About this webinar
Recorded On: Wednesday, March 25, 2020
Presented By: Kaitlyn Sarlo Davila, Ph.D Candidate at The University of Florida
Heat stress is a major limiting factor of beef cattle production. Over 40% of the world’s beef cattle reside in tropical or subtropical climates known for their hot and humid conditions. When cattle experience heat stress they exhibit lower feed intake, reduced pregnancy rates and in extreme cases even death. In the U.S. alone, heat stress results in a loss of $369 million a year due to reduced animal performance. The overall goal of this project is to develop genomic tools to select for animals with superior thermal adaptation.
In order to unravel the genetic architecture underlying heat tolerance this project utilizes 2,800 animals from a Bos indicus and Bos taurus crossbred population. Thermotolerance is a quantitative trait controlled by many genes and under environmental influence and it is also difficult and expensive to measure. These challenges can be overcome by collecting precise phenotypes on many of the underlying traits that contribute to an animal’s thermal adaptation. Under heat stress, cattle primarily lose heat via cutaneous evaporation at the skin-hair coat interface. Many factors affect the efficiency of evaporative cooling including sweating capacity, sweat gland properties and hair coat properties. This project not only measured continuous core body temperature of cattle in the crossbred population under low, average, and high heat stress conditions using iButton technology but also measured sweating rate and collected skin biopsies and hair samples. The skin biopsies were processed into histology slides, from which dermis thickness, sweat gland size, sweat gland number and sweat gland depth were measured. Hair samples were measured for length and diameter. These skin and hair properties have been found to have significant effects on the core body temperature under heat stress.

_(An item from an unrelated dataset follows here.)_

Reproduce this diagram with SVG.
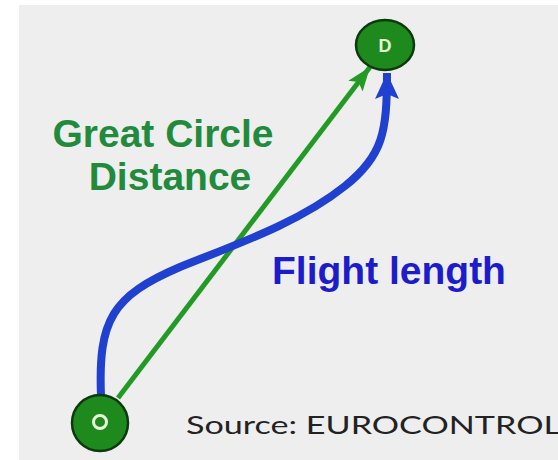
<svg xmlns="http://www.w3.org/2000/svg" width="558" height="460" viewBox="0 0 558 460">
  <defs>
    <style>
      .lbl { font-family: "Liberation Sans", Arial, sans-serif; font-weight: bold; }
      .node { fill: #1e8a1e; stroke: #0c3a0e; stroke-width: 2.5; }
      .nlbl { font-family: "Liberation Sans", Arial, sans-serif; font-weight: bold; font-size: 18px; fill: #e8f5d8; text-anchor: middle; }
    </style>
    <marker id="ah-green" markerUnits="userSpaceOnUse" markerWidth="26" markerHeight="20" refX="24" refY="9" orient="auto" viewBox="0 0 26 20">
      <path d="M0,0 L24,9 L0,18 L5,9 z" fill="#239a26"/>
    </marker>
    <marker id="ah-blue" markerUnits="userSpaceOnUse" markerWidth="28" markerHeight="26" refX="26" refY="12" orient="auto" viewBox="0 0 28 26">
      <path d="M0,0 L26,12 L0,24 L5,12 z" fill="#2040d0"/>
    </marker>
  </defs>
  <rect x="0" y="0" width="558" height="460" fill="#ffffff"/>
  <rect x="19" y="5" width="539" height="455" fill="#eeeeee"/>

  <g id="connectors">
    <line x1="118" y1="398" x2="370" y2="67" stroke="#239a26" stroke-width="5" marker-end="url(#ah-green)"/>
    <path d="M101,396 C98,320 112,296 180,267 C240,243 300,222 345,186 C383,156 387,132 387,73" fill="none" stroke="#2040d0" stroke-width="8" marker-end="url(#ah-blue)"/>
  </g>

  <g id="node-D">
    <ellipse class="node" cx="385" cy="45" rx="29" ry="25"/>
    <text class="nlbl" x="385" y="52">D</text>
  </g>
  <g id="node-O">
    <circle class="node" cx="100" cy="423" r="28"/>
    <circle cx="100" cy="422" r="6.5" fill="none" stroke="#e8f5d8" stroke-width="3"/>
  </g>

  <g id="label-gcd">
    <text class="lbl" x="163" y="147" font-size="39" fill="#218a3c" text-anchor="middle">Great Circle</text>
    <text class="lbl" x="170" y="190" font-size="39" fill="#218a3c" text-anchor="middle">Distance</text>
  </g>
  <g id="label-flight">
    <text class="lbl" x="272" y="284" font-size="39" fill="#1c1ccc">Flight length</text>
  </g>
  <g id="label-source">
    <text x="186" y="434" font-family="Lato, 'Open Sans', sans-serif" font-size="25" fill="#222222" textLength="375" lengthAdjust="spacingAndGlyphs">Source: EUROCONTROL</text>
  </g>
</svg>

Once thermotolerance had been described by these precise phenotypes, the genetic variants underlying these traits were characterized using genome wide association studies (GWAS) utilizing SVS. Several promising selection candidates have been identified for the hair traits through these methods. We intend to leverage the SVS software to also identify selection candidates and putative functional mutations for skin properties and ultimately perform a meta-analysis on the results of the multiple GWAS to determine the relationship of the sub phenotypes of thermotolerance to each other and also to other pertinent beef production traits.